Perkenalan Jody Diamond dengan gamelan menggambarkan aura spiritualitas, misalnya, untuk bersikap rendah hati. Bahkan ketika ia mencoba menabuh gamelan kali pertama dengan dipandu temannya, ia sempat putus asa. Ketika terus dilatih, ia merasakan ada ketenangan, kedamaian yang belum pernah dialami dalam kehidupan sebelumnya. Kemudian, ia mendengar suara kecil di dalam kepalanya, hingga ia berketetapan, "Saya akan memainkan musik ini selama saya hidup."

Tekad tersebut yang mengangkat eksistensi Jody Diamond mengabdikan dirinya untuk belajar gamelan terus di Amerika Serikat.

Tahun 1971, saat Jody berumur 18 tahun, datang ke Indonesia bersama 18 mahasiswa dan guru-gurunya untuk belajar gamelan Jawa dan Bali. Lama-kelamaan, Jody tidak hanya tertarik pada gamelan, tapi juga tertarik pada konteksnya, hal-hal yang bisa dimainkan dengan gamelan, antara lain, wayang, klenengan, dan upacara pengantin.

Untuk lebih memahami hal-hal kebudayaan, Jody belajar antropologi sambil meneruskan studi gamelan. Untuk penelitian gelar master di pendidikan bersama musik pada tahun 1978 di San Francisco State Univeristy, Jody mencari jawaban atas pertanyaan, "Mengapa kita merasa sangat bahagia ketika bermain gamelan?"

Pada umumnya, untuk orang asing yang jatuh cinta pada gamelan ada perasaan baru yang muncul ketika kita bermain gamelan bersama.
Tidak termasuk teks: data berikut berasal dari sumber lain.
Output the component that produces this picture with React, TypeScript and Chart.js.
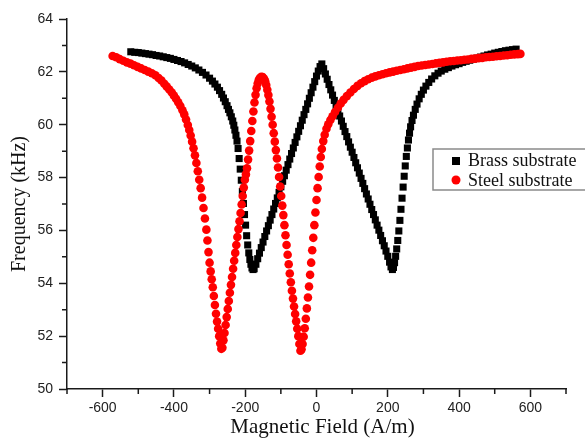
import React, { useEffect, useRef } from 'react';
import { Chart, registerables } from 'chart.js';

Chart.register(...registerables);

// ---- tick values ----
const xMajorTicks = [-600, -400, -200, 0, 200, 400, 600];
const xMinorTicks = [-700, -500, -300, -100, 100, 300, 500, 700];
const yMajorTicks = [50, 52, 54, 56, 58, 60, 62, 64];
const yMinorTicks = [51, 53, 55, 57, 59, 61, 63];

const seriesNames = ['Brass substrate', 'Steel substrate'];
const axisTitles = ['Magnetic Field (A/m)', 'Frequency (kHz)'];

// ---- series values: [magnetic field (A/m), frequency (kHz)] ----
const brassPoints: [number, number][] = [
  [-521, 62.76], [-510, 62.74], [-500, 62.73], [-490, 62.71], [-480, 62.69], [-470, 62.67], [-460, 62.65],
  [-450, 62.62], [-440, 62.60], [-430, 62.57], [-420, 62.54], [-410, 62.51], [-400, 62.47], [-390, 62.43],
  [-380, 62.39], [-370, 62.34], [-360, 62.28], [-350, 62.22], [-340, 62.15], [-330, 62.07], [-320, 61.98],
  [-310, 61.88], [-300, 61.76], [-292, 61.65], [-285, 61.54], [-278, 61.42], [-272, 61.29], [-266, 61.15],
  [-261, 61.01], [-256, 60.87], [-251, 60.72], [-247, 60.58], [-243, 60.45], [-239, 60.30], [-235, 60.14],
  [-232, 59.98], [-229, 59.80], [-226, 59.60], [-223, 59.38], [-220, 59.10], [-217, 58.72], [-214, 58.32],
  [-211, 57.90], [-208, 57.47], [-205, 57.02], [-202, 56.60], [-199, 56.20], [-196, 55.80], [-193, 55.45],
  [-190, 55.15], [-187, 54.90], [-184, 54.72], [-181, 54.58], [-178, 54.52], [-175, 54.55],
  [-170, 54.72], [-165, 54.93], [-160, 55.14], [-155, 55.35], [-150, 55.56], [-145, 55.77], [-140, 55.98],
  [-135, 56.18], [-130, 56.39], [-125, 56.60], [-120, 56.81], [-115, 57.02], [-110, 57.23], [-105, 57.44],
  [-100, 57.65], [-95, 57.86], [-90, 58.07], [-85, 58.28], [-80, 58.49], [-75, 58.70], [-70, 58.91],
  [-65, 59.12], [-60, 59.33], [-55, 59.54], [-50, 59.75], [-45, 59.96], [-40, 60.17], [-35, 60.38],
  [-30, 60.58], [-25, 60.79], [-20, 61.00], [-15, 61.21], [-10, 61.42], [-5, 61.63], [0, 61.84],
  [5, 62.03], [10, 62.20], [15, 62.30],
  [20, 62.12], [25, 61.92], [30, 61.72], [35, 61.52], [40, 61.32], [45, 61.12], [50, 60.92], [55, 60.73],
  [60, 60.53], [65, 60.33], [70, 60.14], [75, 59.94], [80, 59.74], [85, 59.55], [90, 59.35], [95, 59.15],
  [100, 58.96], [105, 58.76], [110, 58.56], [115, 58.37], [120, 58.17], [125, 57.97], [130, 57.78],
  [135, 57.58], [140, 57.38], [145, 57.19], [150, 56.99], [155, 56.79], [160, 56.60], [165, 56.40],
  [170, 56.20], [175, 56.01], [180, 55.81], [185, 55.61], [190, 55.42], [195, 55.22], [200, 55.02],
  [205, 54.80], [209, 54.62], [213, 54.52],
  [216, 54.60], [219, 54.78], [222, 55.02], [225, 55.30], [228, 55.62], [231, 55.98], [234, 56.38],
  [237, 56.80], [240, 57.22], [243, 57.64], [246, 58.05], [249, 58.44], [252, 58.80], [255, 59.12],
  [258, 59.42], [261, 59.68], [264, 59.92], [268, 60.16], [272, 60.36], [277, 60.58], [282, 60.78],
  [288, 60.98], [294, 61.15], [300, 61.31], [307, 61.46], [315, 61.60], [323, 61.73], [332, 61.85],
  [341, 61.95], [350, 62.03], [360, 62.10], [370, 62.16], [380, 62.22], [390, 62.27], [400, 62.31],
  [410, 62.36], [420, 62.40], [430, 62.44], [440, 62.48], [450, 62.52], [460, 62.56], [470, 62.60],
  [480, 62.64], [490, 62.67], [500, 62.71], [510, 62.74], [520, 62.77], [530, 62.80], [540, 62.82],
  [550, 62.84], [560, 62.86],
];

const steelPoints: [number, number][] = [
  [-572, 62.60], [-562, 62.55], [-552, 62.48], [-542, 62.42], [-532, 62.36], [-522, 62.31], [-512, 62.25],
  [-502, 62.19], [-492, 62.13], [-482, 62.07], [-472, 62.01], [-462, 61.95], [-452, 61.87], [-443, 61.77],
  [-435, 61.67], [-427, 61.55], [-420, 61.44], [-413, 61.33], [-406, 61.22], [-400, 61.10], [-394, 60.98],
  [-388, 60.85], [-382, 60.71], [-376, 60.55], [-371, 60.39], [-366, 60.20], [-361, 59.99], [-357, 59.80],
  [-353, 59.59], [-349, 59.36], [-345, 59.11], [-341, 58.84], [-337, 58.55], [-333, 58.24], [-329, 57.92],
  [-325, 57.60], [-321, 57.24], [-317, 56.85], [-313, 56.45], [-309, 56.03], [-306, 55.62], [-303, 55.18],
  [-300, 54.78], [-297, 54.45], [-294, 54.15], [-291, 53.85], [-288, 53.52], [-285, 53.18], [-282, 52.85],
  [-279, 52.55], [-276, 52.28], [-273, 52.00], [-270, 51.72], [-267, 51.52], [-264, 51.56], [-261, 51.84],
  [-258, 52.12], [-255, 52.42], [-252, 52.72], [-249, 53.03], [-246, 53.33], [-243, 53.64], [-240, 53.94],
  [-237, 54.24], [-234, 54.55], [-231, 54.85], [-228, 55.15], [-225, 55.45], [-222, 55.75], [-219, 56.05],
  [-216, 56.35], [-213, 56.66], [-210, 56.98], [-207, 57.30], [-204, 57.62], [-201, 57.92], [-198, 58.12],
  [-195, 58.35], [-192, 58.68], [-189, 59.02], [-186, 59.38], [-183, 59.76], [-180, 60.14], [-177, 60.50],
  [-174, 60.84], [-171, 61.13], [-168, 61.38], [-165, 61.56], [-162, 61.69], [-159, 61.77], [-155, 61.81],
  [-151, 61.80], [-147, 61.74], [-144, 61.64], [-141, 61.50], [-138, 61.32], [-135, 61.12], [-132, 60.88],
  [-129, 60.60], [-126, 60.30], [-123, 60.00], [-120, 59.68], [-117, 59.36], [-114, 59.04], [-111, 58.72],
  [-108, 58.38], [-105, 58.02], [-102, 57.66], [-99, 57.30], [-96, 56.94], [-93, 56.58], [-90, 56.20],
  [-87, 55.82], [-84, 55.45], [-81, 55.08], [-78, 54.72], [-75, 54.37], [-72, 54.04], [-69, 53.72],
  [-66, 53.42], [-63, 53.12], [-60, 52.84], [-57, 52.56], [-54, 52.28], [-51, 52.00], [-48, 51.70],
  [-45, 51.45], [-42, 51.50], [-39, 51.70], [-36, 51.98], [-33, 52.30], [-30, 52.66], [-27, 53.05],
  [-24, 53.46], [-21, 53.88], [-18, 54.32], [-15, 54.78], [-12, 55.25], [-9, 55.72], [-6, 56.20],
  [-3, 56.68], [0, 57.15], [3, 57.60], [6, 58.02], [9, 58.42], [12, 58.78], [15, 59.08], [19, 59.38],
  [23, 59.62], [28, 59.85], [33, 60.02], [39, 60.18], [45, 60.32], [52, 60.48], [60, 60.64], [68, 60.80],
  [76, 60.94], [85, 61.08], [95, 61.22], [105, 61.35], [115, 61.47], [125, 61.57], [135, 61.65],
  [145, 61.72], [155, 61.78], [165, 61.83], [175, 61.87], [185, 61.91], [195, 61.95], [205, 61.98],
  [215, 62.01], [225, 62.04], [235, 62.07], [245, 62.10], [255, 62.13], [265, 62.16], [275, 62.19],
  [285, 62.22], [295, 62.24], [305, 62.26], [315, 62.28], [325, 62.30], [335, 62.32], [345, 62.34],
  [355, 62.36], [365, 62.38], [375, 62.40], [385, 62.41], [395, 62.43], [405, 62.44], [415, 62.46],
  [425, 62.47], [435, 62.49], [445, 62.50], [455, 62.52], [465, 62.53], [475, 62.55], [485, 62.56],
  [495, 62.57], [505, 62.59], [515, 62.60], [525, 62.62], [535, 62.63], [545, 62.65], [555, 62.66],
  [565, 62.67], [572, 62.68],
];

const AXIS_COLOR = '#1a1a1a';
const TICK_COLOR = '#222222';
const SERIF = "'Liberation Serif', 'Times New Roman', serif";
const SANS = "'Liberation Sans', Arial, sans-serif";
const BRASS_COLOR = '#000000';
const STEEL_COLOR = '#ff0000';

const minorTicksPlugin = {
  id: 'minorTicks',
  afterDraw(chart: any) {
    const { ctx, chartArea, scales } = chart;
    const x = scales.x;
    const y = scales.y;
    ctx.save();
    ctx.strokeStyle = AXIS_COLOR;
    ctx.lineWidth = 1.5;
    ctx.beginPath();
    xMinorTicks.forEach((v) => {
      const px = x.getPixelForValue(v);
      ctx.moveTo(px, chartArea.bottom);
      ctx.lineTo(px, chartArea.bottom + 5);
    });
    yMinorTicks.forEach((v) => {
      const py = y.getPixelForValue(v);
      ctx.moveTo(chartArea.left, py);
      ctx.lineTo(chartArea.left - 5, py);
    });
    ctx.stroke();
    ctx.restore();
  },
};

// bottom axis title, drawn slightly right of centre as in the original figure
const xTitlePlugin = {
  id: 'xTitle',
  afterDraw(chart: any) {
    const { ctx, chartArea } = chart;
    ctx.save();
    ctx.font = `21px ${SERIF}`;
    ctx.fillStyle = '#111111';
    ctx.textAlign = 'center';
    ctx.textBaseline = 'alphabetic';
    ctx.fillText(axisTitles[0], (chartArea.left + chartArea.right) / 2 + 6, chart.height - 8);
    ctx.restore();
  },
};

const boxLegendPlugin = {
  id: 'boxLegend',
  afterDraw(chart: any) {
    const { ctx, chartArea } = chart;
    const left = chartArea.left + 366;
    const top = chartArea.top + 130;
    ctx.save();
    ctx.strokeStyle = '#8a8a8a';
    ctx.lineWidth = 1.5;
    ctx.fillStyle = '#ffffff';
    ctx.fillRect(left, top, 170, 41);
    ctx.strokeRect(left, top, 170, 41);
    ctx.font = `18px ${SERIF}`;
    ctx.textBaseline = 'alphabetic';
    ctx.textAlign = 'left';
    ctx.fillStyle = BRASS_COLOR;
    ctx.fillRect(left + 19, top + 8, 8, 8);
    ctx.fillStyle = '#111111';
    ctx.fillText(seriesNames[0], left + 35, top + 17);
    ctx.fillStyle = STEEL_COLOR;
    ctx.beginPath();
    ctx.arc(left + 23, top + 31, 4.5, 0, Math.PI * 2);
    ctx.fill();
    ctx.fillStyle = '#111111';
    ctx.fillText(seriesNames[1], left + 35, top + 37);
    ctx.restore();
  },
};

export default function App() {
  const canvasRef = useRef<HTMLCanvasElement | null>(null);

  useEffect(() => {
    const canvas = canvasRef.current;
    if (!canvas) return;
    const chart = new Chart(canvas, {
      type: 'scatter',
      data: {
        datasets: [
          {
            label: seriesNames[0],
            data: brassPoints.map(([h, f]) => ({ x: h, y: f })),
            pointStyle: 'rect',
            pointRadius: 5,
            pointBackgroundColor: BRASS_COLOR,
            pointBorderColor: BRASS_COLOR,
            pointBorderWidth: 0,
            showLine: false,
            order: 2,
          },
          {
            label: seriesNames[1],
            data: steelPoints.map(([h, f]) => ({ x: h, y: f })),
            pointStyle: 'circle',
            pointRadius: 4.3,
            pointBackgroundColor: STEEL_COLOR,
            pointBorderColor: STEEL_COLOR,
            pointBorderWidth: 0,
            showLine: false,
            order: 1,
          },
        ],
      },
      options: {
        responsive: false,
        animation: false,
        devicePixelRatio: 1,
        layout: { padding: { left: 0, right: 19, top: 19, bottom: 0 } },
        plugins: {
          legend: { display: false },
          tooltip: { enabled: false },
        },
        scales: {
          x: {
            type: 'linear',
            min: -700,
            max: 700,
            afterBuildTicks: (s: any) => {
              s.ticks = xMajorTicks.map((v) => ({ value: v }));
            },
            afterFit: (s: any) => {
              s.height = 52;
            },
            border: { display: true, color: AXIS_COLOR, width: 1.5 },
            grid: {
              display: true,
              drawOnChartArea: false,
              drawTicks: true,
              tickLength: 8,
              tickColor: AXIS_COLOR,
              tickWidth: 1.5,
            },
            ticks: {
              color: TICK_COLOR,
              font: { family: SANS, size: 14 },
              padding: 3,
              maxRotation: 0,
            },
            title: { display: false },
          },
          y: {
            type: 'linear',
            min: 50,
            max: 64,
            afterBuildTicks: (s: any) => {
              s.ticks = yMajorTicks.map((v) => ({ value: v }));
            },
            afterFit: (s: any) => {
              s.width = 67;
            },
            border: { display: true, color: AXIS_COLOR, width: 1.5 },
            grid: {
              display: true,
              drawOnChartArea: false,
              drawTicks: true,
              tickLength: 8,
              tickColor: AXIS_COLOR,
              tickWidth: 1.5,
            },
            ticks: {
              color: TICK_COLOR,
              font: { family: SANS, size: 14 },
              padding: 6,
            },
            title: {
              display: true,
              text: axisTitles[1],
              color: '#111111',
              font: { family: SERIF, size: 20 },
              padding: { top: 8, bottom: 0 },
            },
          },
        },
      },
      plugins: [minorTicksPlugin, xTitlePlugin, boxLegendPlugin],
    } as any);
    return () => chart.destroy();
  }, []);

  return (
    <div style={{ position: 'fixed', left: 0, top: 0, width: 585, height: 441, background: '#ffffff' }}>
      <canvas ref={canvasRef} width={585} height={441} style={{ width: 585, height: 441, display: 'block' }} />
    </div>
  );
}
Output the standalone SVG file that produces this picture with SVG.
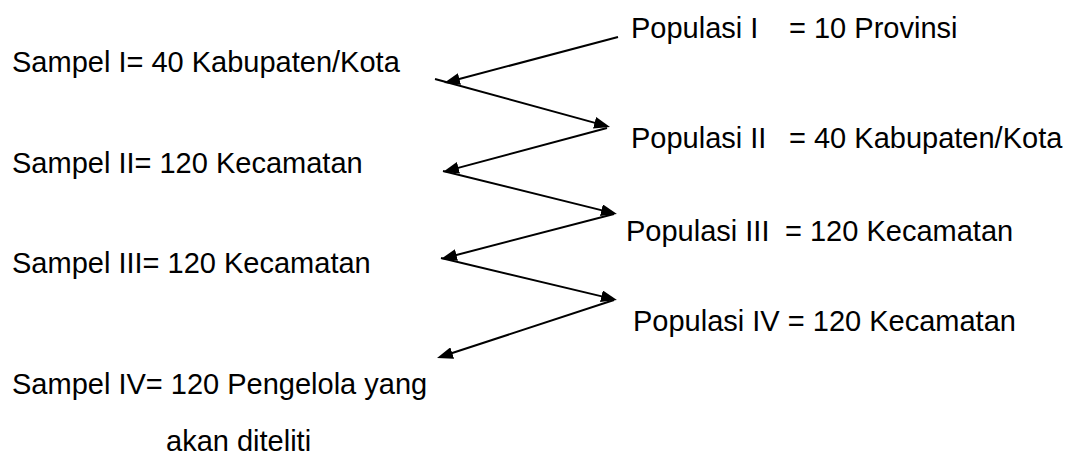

Perasaan baru adalah damai, tenang, halus, dan enak bekerja sama dengan orang lain.

Karena itu, Jody kini memiliki misi agar seluruh dunia bisa bermain dan jatuh cinta pada gamelan. Jika semua orang bisa bermain gamelan bersama, maka kita akan langsung mencapai "perdamaian dunia".

Kembali ke semua cerita para remaja, kumpulan tulisan ini menampilkan cermin dari Anak-anak Pancasila yang menerima perbedaan sebagai sumber persaudaraan sejati dan selalu dijalani dengan kegembiraan.

Oleh karena itu, pesan ilahi dari kaum remaja penerus generasi terdahulu ini tidak akan pernah basi. Pesan ini abadi serta menjadi "ajimat" untuk selalu menjaga Indonesia kita tetap rukun dan damai.